## To do
Drop the images; return everything else in the listing below exactly.

## Data shown
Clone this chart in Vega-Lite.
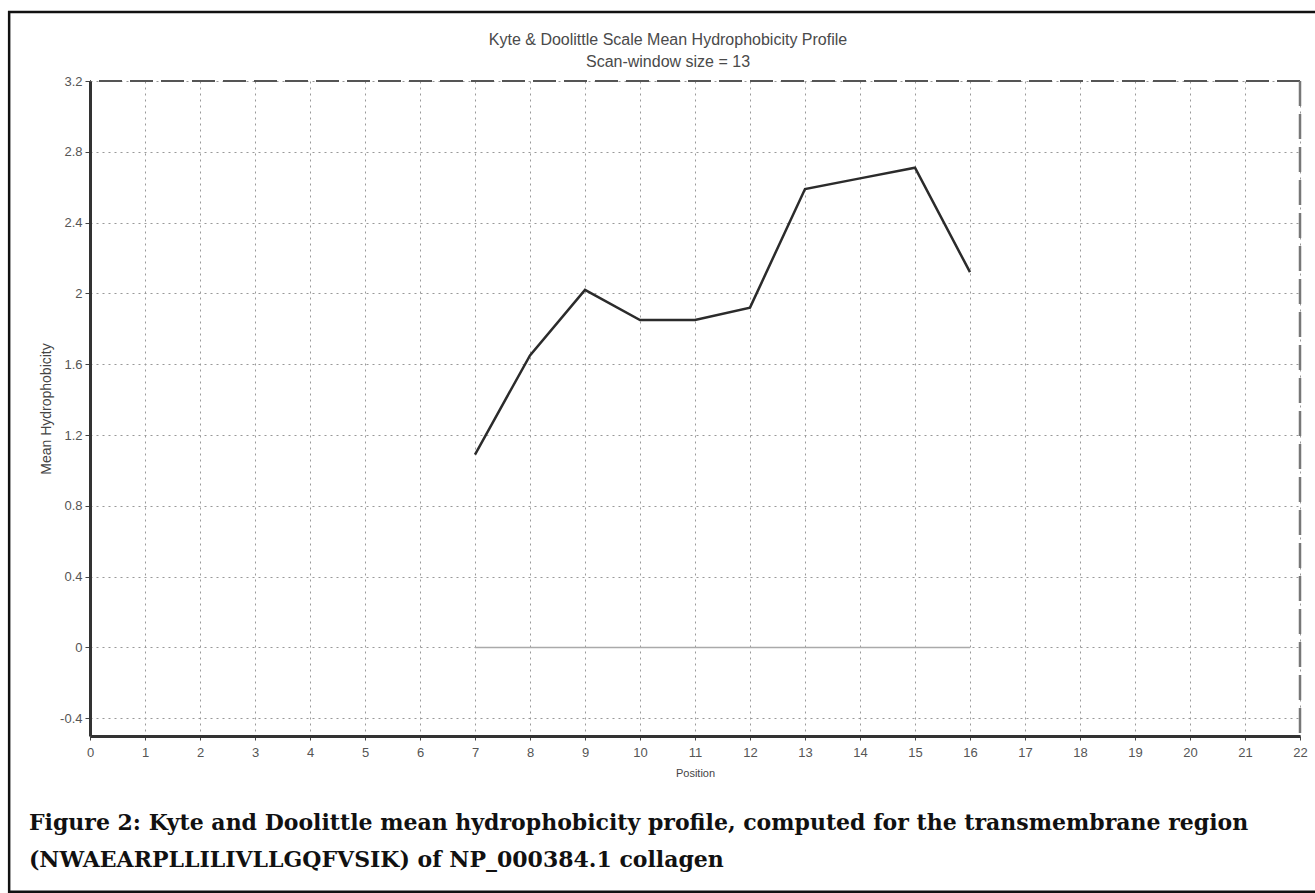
{
  "$schema": "https://vega.github.io/schema/vega-lite/v6.json",
  "width": 1210,
  "height": 655,
  "padding": {"left": 7, "top": 10, "right": 0, "bottom": 0},
  "autosize": {"type": "pad"},
  "background": "white",
  "config": {"view": {"stroke": null}, "font": "Liberation Sans"},
  "title": {
    "text": ["Kyte & Doolittle Scale Mean Hydrophobicity Profile", "Scan-window size = 13"],
    "frame": "group",
    "anchor": "middle",
    "dx": -27,
    "offset": -59,
    "fontSize": 16,
    "fontWeight": "normal",
    "font": "Liberation Sans",
    "color": "#4a4a4a",
    "lineHeight": 22
  },
  "datasets": {
    "profile": [
      {"position": 7, "value": 1.09},
      {"position": 8, "value": 1.65},
      {"position": 9, "value": 2.02},
      {"position": 10, "value": 1.85},
      {"position": 11, "value": 1.85},
      {"position": 12, "value": 1.92},
      {"position": 13, "value": 2.59},
      {"position": 14, "value": 2.65},
      {"position": 15, "value": 2.71},
      {"position": 16, "value": 2.12}
    ],
    "baseline": [
      {"position": 7, "value": 0},
      {"position": 16, "value": 0}
    ],
    "caption": [
      {"text": "Figure 2: Kyte and Doolittle mean hydrophobicity profile, computed for the transmembrane region\n(NWAEARPLLILIVLLGQFVSIK) of NP_000384.1 collagen"}
    ]
  },
  "layer": [
    {
      "data": {"name": "baseline"},
      "mark": {"type": "line", "color": "#aaa", "strokeWidth": 1.5, "clip": false},
      "encoding": {
        "x": {
          "field": "position", "type": "quantitative",
          "scale": {"domain": [0, 22], "nice": false, "zero": false},
          "axis": {
            "values": [0,1,2,3,4,5,6,7,8,9,10,11,12,13,14,15,16,17,18,19,20,21,22],
            "grid": true, "gridDash": [2, 4], "gridColor": "#999", "gridWidth": 1,
            "domainColor": "#333", "domainWidth": 3,
            "tickColor": "#444", "tickSize": 4, "tickWidth": 1,
            "labelFontSize": 13, "labelColor": "#555", "labelPadding": 6, "labelFlush": false,
            "title": "Position", "titleFontSize": 11, "titleFontWeight": "normal", "titleColor": "#444", "titlePadding": 8
          }
        },
        "y": {
          "field": "value", "type": "quantitative",
          "scale": {"domain": [-0.5, 3.2], "nice": false, "zero": false},
          "axis": {
            "values": [-0.4, 0, 0.4, 0.8, 1.2, 1.6, 2, 2.4, 2.8, 3.2],
            "labelExpr": "'' + datum.value",
            "grid": true, "gridDash": [2, 4], "gridColor": "#999", "gridWidth": 1,
            "domainColor": "#333", "domainWidth": 3,
            "tickColor": "#444", "tickSize": 5, "tickWidth": 1,
            "labelFontSize": 13, "labelColor": "#555", "labelPadding": 3,
            "title": "Mean Hydrophobicity", "titleFontSize": 14, "titleFontWeight": "normal", "titleColor": "#444", "titlePadding": 6
          }
        }
      }
    },
    {
      "data": {"values": [{}]},
      "mark": {"type": "rule", "color": "#555", "strokeWidth": 2, "strokeDash": [23, 8], "clip": false},
      "encoding": {"y": {"datum": 3.2}}
    },
    {
      "data": {"values": [{}]},
      "mark": {"type": "rule", "color": "#777", "strokeWidth": 2.5, "strokeDash": [25, 8], "clip": false},
      "encoding": {"x": {"datum": 22}}
    },
    {
      "data": {"name": "profile"},
      "mark": {"type": "line", "color": "#2b2b2b", "strokeWidth": 2.5, "clip": false},
      "encoding": {
        "x": {"field": "position", "type": "quantitative"},
        "y": {"field": "value", "type": "quantitative"}
      }
    },
    {
      "data": {"values": [{}]},
      "mark": {"type": "rect", "filled": false, "color": "#111", "strokeWidth": 2.5, "clip": false},
      "encoding": {
        "x": {"datum": -1.47},
        "x2": {"datum": 22.35},
        "y": {"datum": 3.59},
        "y2": {"datum": -1.38}
      }
    },
    {
      "data": {"name": "caption"},
      "mark": {"type": "text", "align": "left", "baseline": "alphabetic", "font": "DejaVu Serif", "fontWeight": "bold", "fontSize": 22, "lineHeight": 37, "lineBreak": "\n", "color": "#111", "clip": false},
      "encoding": {
        "text": {"field": "text"},
        "x": {"datum": -1.11},
        "y": {"datum": -1.03}
      }
    }
  ]
}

## Solution for this exercise
Clone this chart in Vega-Lite.
{
  "$schema": "https://vega.github.io/schema/vega-lite/v6.json",
  "width": 1210,
  "height": 655,
  "padding": {"left": 7, "top": 10, "right": 0, "bottom": 0},
  "autosize": {"type": "pad"},
  "background": "white",
  "config": {"view": {"stroke": null}, "font": "Liberation Sans"},
  "title": {
    "text": ["Kyte & Doolittle Scale Mean Hydrophobicity Profile", "Scan-window size = 13"],
    "frame": "group",
    "anchor": "middle",
    "dx": -27,
    "offset": -59,
    "fontSize": 16,
    "fontWeight": "normal",
    "font": "Liberation Sans",
    "color": "#4a4a4a",
    "lineHeight": 22
  },
  "datasets": {
    "profile": [
      {"position": 7, "value": 1.09},
      {"position": 8, "value": 1.65},
      {"position": 9, "value": 2.02},
      {"position": 10, "value": 1.85},
      {"position": 11, "value": 1.85},
      {"position": 12, "value": 1.92},
      {"position": 13, "value": 2.59},
      {"position": 14, "value": 2.65},
      {"position": 15, "value": 2.71},
      {"position": 16, "value": 2.12}
    ],
    "baseline": [
      {"position": 7, "value": 0},
      {"position": 16, "value": 0}
    ],
    "caption": [
      {"text": "Figure 2: Kyte and Doolittle mean hydrophobicity profile, computed for the transmembrane region\n(NWAEARPLLILIVLLGQFVSIK) of NP_000384.1 collagen"}
    ]
  },
  "layer": [
    {
      "data": {"name": "baseline"},
      "mark": {"type": "line", "color": "#aaa", "strokeWidth": 1.5, "clip": false},
      "encoding": {
        "x": {
          "field": "position", "type": "quantitative",
          "scale": {"domain": [0, 22], "nice": false, "zero": false},
          "axis": {
            "values": [0,1,2,3,4,5,6,7,8,9,10,11,12,13,14,15,16,17,18,19,20,21,22],
            "grid": true, "gridDash": [2, 4], "gridColor": "#999", "gridWidth": 1,
            "domainColor": "#333", "domainWidth": 3,
            "tickColor": "#444", "tickSize": 4, "tickWidth": 1,
            "labelFontSize": 13, "labelColor": "#555", "labelPadding": 6, "labelFlush": false,
            "title": "Position", "titleFontSize": 11, "titleFontWeight": "normal", "titleColor": "#444", "titlePadding": 8
          }
        },
        "y": {
          "field": "value", "type": "quantitative",
          "scale": {"domain": [-0.5, 3.2], "nice": false, "zero": false},
          "axis": {
            "values": [-0.4, 0, 0.4, 0.8, 1.2, 1.6, 2, 2.4, 2.8, 3.2],
            "labelExpr": "'' + datum.value",
            "grid": true, "gridDash": [2, 4], "gridColor": "#999", "gridWidth": 1,
            "domainColor": "#333", "domainWidth": 3,
            "tickColor": "#444", "tickSize": 5, "tickWidth": 1,
            "labelFontSize": 13, "labelColor": "#555", "labelPadding": 3,
            "title": "Mean Hydrophobicity", "titleFontSize": 14, "titleFontWeight": "normal", "titleColor": "#444", "titlePadding": 6
          }
        }
      }
    },
    {
      "data": {"values": [{}]},
      "mark": {"type": "rule", "color": "#555", "strokeWidth": 2, "strokeDash": [23, 8], "clip": false},
      "encoding": {"y": {"datum": 3.2}}
    },
    {
      "data": {"values": [{}]},
      "mark": {"type": "rule", "color": "#777", "strokeWidth": 2.5, "strokeDash": [25, 8], "clip": false},
      "encoding": {"x": {"datum": 22}}
    },
    {
      "data": {"name": "profile"},
      "mark": {"type": "line", "color": "#2b2b2b", "strokeWidth": 2.5, "clip": false},
      "encoding": {
        "x": {"field": "position", "type": "quantitative"},
        "y": {"field": "value", "type": "quantitative"}
      }
    },
    {
      "data": {"values": [{}]},
      "mark": {"type": "rect", "filled": false, "color": "#111", "strokeWidth": 2.5, "clip": false},
      "encoding": {
        "x": {"datum": -1.47},
        "x2": {"datum": 22.35},
        "y": {"datum": 3.59},
        "y2": {"datum": -1.38}
      }
    },
    {
      "data": {"name": "caption"},
      "mark": {"type": "text", "align": "left", "baseline": "alphabetic", "font": "DejaVu Serif", "fontWeight": "bold", "fontSize": 22, "lineHeight": 37, "lineBreak": "\n", "color": "#111", "clip": false},
      "encoding": {
        "text": {"field": "text"},
        "x": {"datum": -1.11},
        "y": {"datum": -1.03}
      }
    }
  ]
}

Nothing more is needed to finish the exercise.